Oleh: Mahar Prastowo
Baju itu indah sekali. Merah, hijau, putih, hitam. Tapi di Amsterdam, baju itu dianggap terlalu berisik.
Esther Ouwehand berdiri di podium parlemen Belanda. Ia sedang bicara soal anggaran nasional. Tapi sebelum isi pidatonya masuk ke telinga, bajunya lebih dulu menyambar mata: persis bendera Palestina.
Ketua parlemen, Martin Bosma, langsung angkat palu. "Parlemen harus netral," katanya.
Esther disuruh keluar.
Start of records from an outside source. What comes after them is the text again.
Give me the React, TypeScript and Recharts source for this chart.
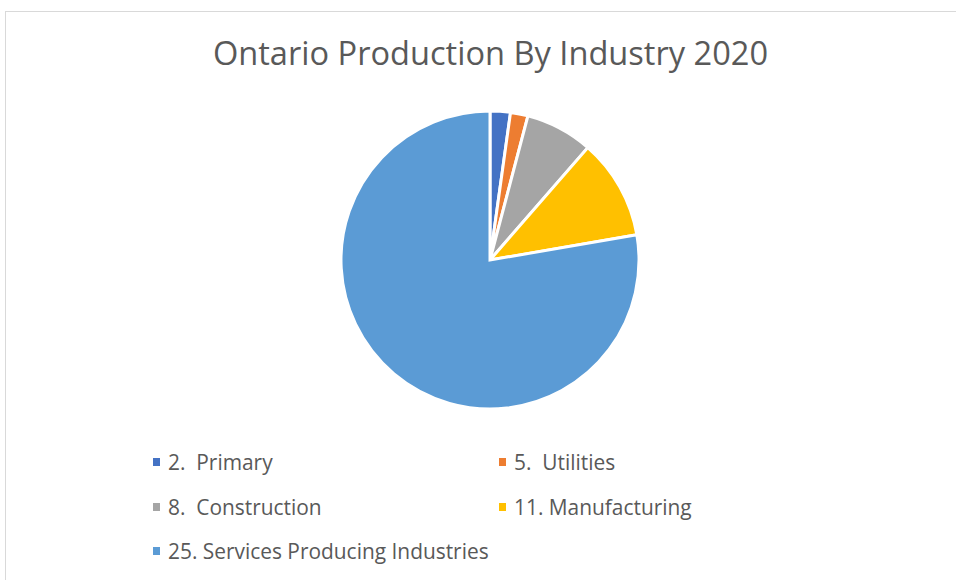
import React from "react";
import { PieChart, Pie, Cell, Legend } from "recharts";

const categories = [
  "2.  Primary",
  "5.  Utilities",
  "8.  Construction",
  "11. Manufacturing",
  "25. Services Producing Industries",
];
const values = [2.2, 1.9, 7.3, 10.9, 77.7];
const colors = ["#4472C4", "#ED7D31", "#A5A5A5", "#FFC000", "#5B9BD5"];

const data = categories.map((name, i) => ({ name, value: values[i] }));

const FONT = "'Open Sans', 'Noto Sans', sans-serif";

const renderLegend = () => {
  return (
    <div
      style={{
        display: "grid",
        gridTemplateColumns: "346px 346px",
        fontFamily: FONT,
        fontSize: 20.9,
        color: "#595959",
      }}
    >
      {data.map((entry, i) => (
        <div
          key={entry.name}
          style={{ display: "flex", alignItems: "center", height: 44.5, whiteSpace: "pre" }}
        >
          <span
            style={{
              display: "inline-block",
              width: 7,
              height: 8,
              background: colors[i],
              marginRight: 8,
            }}
          />
          <span>{entry.name}</span>
        </div>
      ))}
    </div>
  );
};

export default function App() {
  return (
    <div style={{ position: "absolute", left: 0, top: 0, width: 956, height: 580, background: "#fff", overflow: "hidden" }}>
      <div
        style={{
          position: "absolute",
          left: 5,
          top: 11,
          width: 1000,
          height: 1000,
          border: "1px solid #d9d9d9",
          boxSizing: "border-box",
        }}
      />
      <div
        style={{
          position: "absolute",
          left: 0,
          top: 31,
          width: 981,
          textAlign: "center",
          fontFamily: FONT,
          fontSize: 32.6,
          color: "#595959",
          lineHeight: "44px",
        }}
      >
        Ontario Production By Industry 2020
      </div>
      <div style={{ position: "absolute", left: 0, top: 0 }}>
        <PieChart width={956} height={580} margin={{ top: 0, right: 0, bottom: 0, left: 0 }}>
          <Pie
            data={data}
            dataKey="value"
            nameKey="name"
            cx={490}
            cy={260}
            outerRadius={149}
            startAngle={90}
            endAngle={-270}
            stroke="#ffffff"
            strokeWidth={3}
            isAnimationActive={false}
          >
            {data.map((d, i) => (
              <Cell key={d.name} fill={colors[i]} />
            ))}
          </Pie>
          <Legend
            content={renderLegend}
            wrapperStyle={{ position: "absolute", left: 153, top: 440, width: 700 }}
          />
        </PieChart>
      </div>
    </div>
  );
}
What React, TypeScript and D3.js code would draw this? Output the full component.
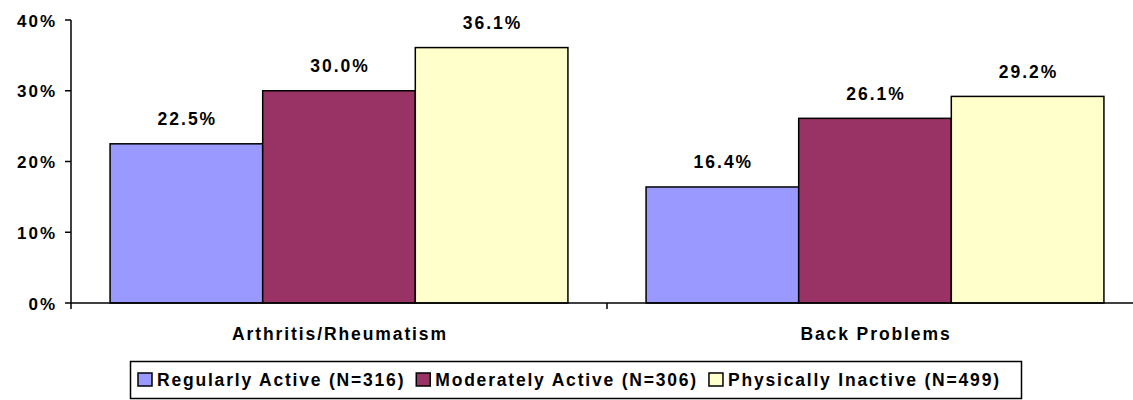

Untuk ganti baju.
Dan ia menurut. Keluar ruangan. Beberapa menit kemudian kembali lagi dengan kemeja merah muda berbintik-bintik hitam, dipadu celana hijau.
Apakah kombinasi itu sudah "netral"? Atau tetap penuh tafsir?
Di Eropa, aturan memang bisa begitu tekstual. "Netral" dimaknai sampai ke warna kain. Seolah-olah politik hanya terjadi ketika seseorang mengucapkannya dengan suara. Padahal simbol lebih sering bekerja tanpa suara.
Esther justru menang. Foto blusnya sudah beredar ke seluruh dunia. Parlemen Belanda ingin meredam simbol. Tapi yang lahir justru simbol yang lebih kuat: larangan itu sendiri.
Saya jadi teringat pada Indonesia. Di sini, justru baju adalah panggung utama politik. Dari jas kuning sampai seragam loreng, dari peci hitam legam sampai baju koko putih polos. Bahkan baju adat Nusantara pernah menjadi ajang "adu branding" di sidang tahunan MPR.